■ Given request: Find every line in the records below that holds the word "matplotlib", and copy it out.

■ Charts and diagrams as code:
· · · · ·

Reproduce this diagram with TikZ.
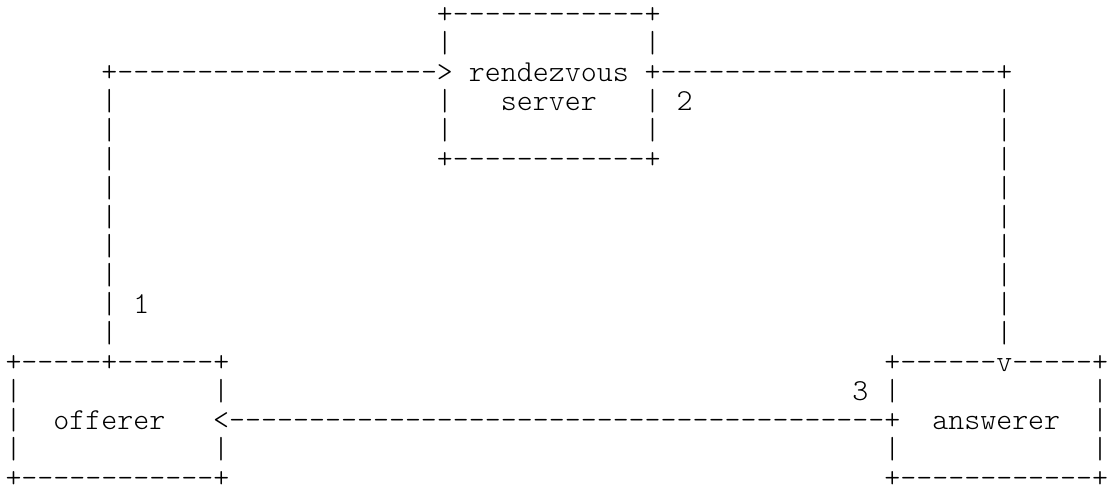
\documentclass[tikz,border=0pt]{standalone}
\usepackage{fontspec}
% thin serif typewriter face for the character-cell drawing
\newfontfamily\asciifont{lmmonolt10-regular}[Extension=.otf]

% a run of n hyphens, boxed one by one so they never merge into dashes
\ExplSyntaxOn
\NewDocumentCommand\dashrun{m}{\prg_replicate:nn{#1}{\hbox{-}}}
\ExplSyntaxOff

% character grid: cell width, line pitch, origin of cell (0,0)
\newcommand\cellw{15.98}
\newcommand\linep{29.0}
\newcommand\gx{5.5}
\newcommand\gy{23.5}

% place a named run of characters at column #2, line #3
\newcommand\asc[4]{%
  \node[ascii] (#1) at ({\gx+\cellw*(#2)},{\gy+\linep*(#3)}) {#4};}

\tikzset{
  ascii/.style={anchor=base west, inner sep=0pt, outer sep=0pt,
    text depth=0pt,
    font=\asciifont\fontsize{30.44pt}{30pt}\selectfont, text=black},
}

\begin{document}
\begin{tikzpicture}[x=1pt,y=-1pt]
\fill[white] (0,0) rectangle (1109,492);
\useasboundingbox (0,0) rectangle (1109,492);

% rendezvous server box
\asc{rv-top}{27}{0}{+\dashrun{12}+}
\asc{rv-l1}{27}{1}{|}
\asc{rv-r1}{40}{1}{|}
\asc{to-rv}{6}{2}{+\dashrun{20}>}
\asc{rv-name}{29}{2}{rendezvous}
\asc{from-rv}{40}{2}{+\dashrun{21}+}
\asc{rv-l3}{27}{3}{|}
\asc{rv-name2}{31}{3}{server}
\asc{rv-r3}{40}{3}{|}
\asc{lab-2}{42}{3}{2}
\asc{rv-l4}{27}{4}{|}
\asc{rv-r4}{40}{4}{|}
\asc{rv-bot}{27}{5}{+\dashrun{12}+}

% the two long vertical legs
\foreach \r in {3,...,11} {
  \asc{leg-l-\r}{6}{\r}{|}
  \asc{leg-r-\r}{62}{\r}{|}
}
\asc{lab-1}{8}{10}{1}

% offerer box
\asc{of-top}{0}{12}{+\dashrun{5}+\dashrun{6}+}
\asc{of-l13}{0}{13}{|}
\asc{of-r13}{13}{13}{|}
\asc{of-l14}{0}{14}{|}
\asc{of-name}{3}{14}{offerer}
\asc{of-l15}{0}{15}{|}
\asc{of-r15}{13}{15}{|}
\asc{of-bot}{0}{16}{+\dashrun{12}+}

% answerer box
\asc{an-top}{55}{12}{+\dashrun{6}v\dashrun{5}+}
\asc{lab-3}{53}{13}{3}
\asc{an-l13}{55}{13}{|}
\asc{an-r13}{68}{13}{|}
\asc{an-to-of}{13}{14}{<\dashrun{41}+}
\asc{an-name}{58}{14}{answerer}
\asc{an-r14}{68}{14}{|}
\asc{an-l15}{55}{15}{|}
\asc{an-r15}{68}{15}{|}
\asc{an-bot}{55}{16}{+\dashrun{12}+}
\end{tikzpicture}
\end{document}
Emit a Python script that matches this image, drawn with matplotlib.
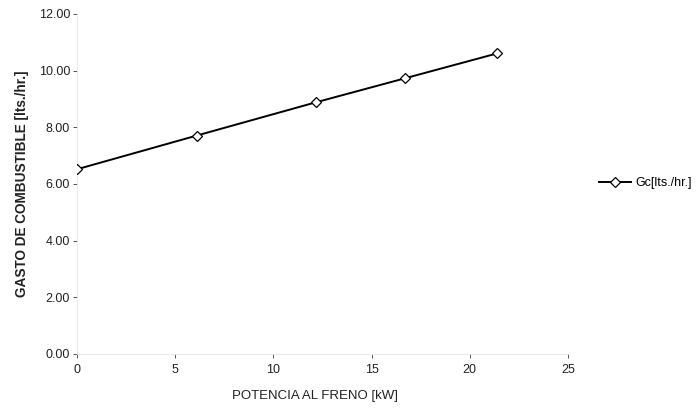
import matplotlib
matplotlib.use("Agg")
import matplotlib.pyplot as plt
from matplotlib.ticker import FixedLocator

plt.rcParams['font.family'] = ['Liberation Sans', 'DejaVu Sans']

# Brake power vs fuel consumption
potencia_kw = [0.0, 6.1, 12.15, 16.7, 21.4]
gasto_lts_hr = [6.52, 7.71, 8.88, 9.73, 10.61]

x_ticks = [0, 5, 10, 15, 20, 25]
y_ticks = [0, 2, 4, 6, 8, 10, 12]
y_tick_labels = ["0.00", "2.00", "4.00", "6.00", "8.00", "10.00", "12.00"]

serie_label = "Gc[lts./hr.]"
x_label = "POTENCIA AL FRENO [kW]"
y_label = "GASTO DE COMBUSTIBLE [lts./hr.]"

fig = plt.figure(figsize=(6.98, 4.15), dpi=100)
ax = fig.add_axes([0.1103, 0.1470, 0.7034, 0.8193])

line, = ax.plot(potencia_kw, gasto_lts_hr, color="black", lw=1.4,
                marker="D", markersize=5.5, markerfacecolor="white",
                markeredgecolor="black", markeredgewidth=0.9,
                label=serie_label, zorder=3)

ax.set_xlim(0, 25)
ax.set_ylim(0, 12)
ax.xaxis.set_major_locator(FixedLocator(x_ticks))
ax.yaxis.set_major_locator(FixedLocator(y_ticks))
ax.set_xticklabels([str(t) for t in x_ticks])
ax.set_yticklabels(y_tick_labels)

for side in ("top", "right"):
    ax.spines[side].set_visible(False)
for side in ("left", "bottom"):
    ax.spines[side].set_color("#e4e4e4")
    ax.spines[side].set_linewidth(0.6)

ax.tick_params(axis="both", labelsize=9, colors="#555555", labelcolor="#222222",
               length=3, width=0.7)
ax.tick_params(axis="x", pad=4)
ax.tick_params(axis="y", pad=2)

ax.set_xlabel(x_label, fontsize=9.5, color="#222222", labelpad=8)
ax.xaxis.set_label_coords(0.485, -0.105)
ax.set_ylabel(y_label, fontsize=9.8, fontweight="bold", color="#222222", labelpad=7)

fig.legend(handles=[line], labels=[serie_label], loc="center left",
           bbox_to_anchor=(0.842, 0.559), frameon=False, fontsize=9,
           handlelength=2.6, handletextpad=0.3, markerscale=1.0)

fig.savefig("out.png", dpi=100, facecolor="white")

· · · · ·

■ Answer in full:
Emit a Python script that matches this image, drawn with matplotlib.
import matplotlib
matplotlib.use("Agg")
import matplotlib.pyplot as plt
from matplotlib.ticker import FixedLocator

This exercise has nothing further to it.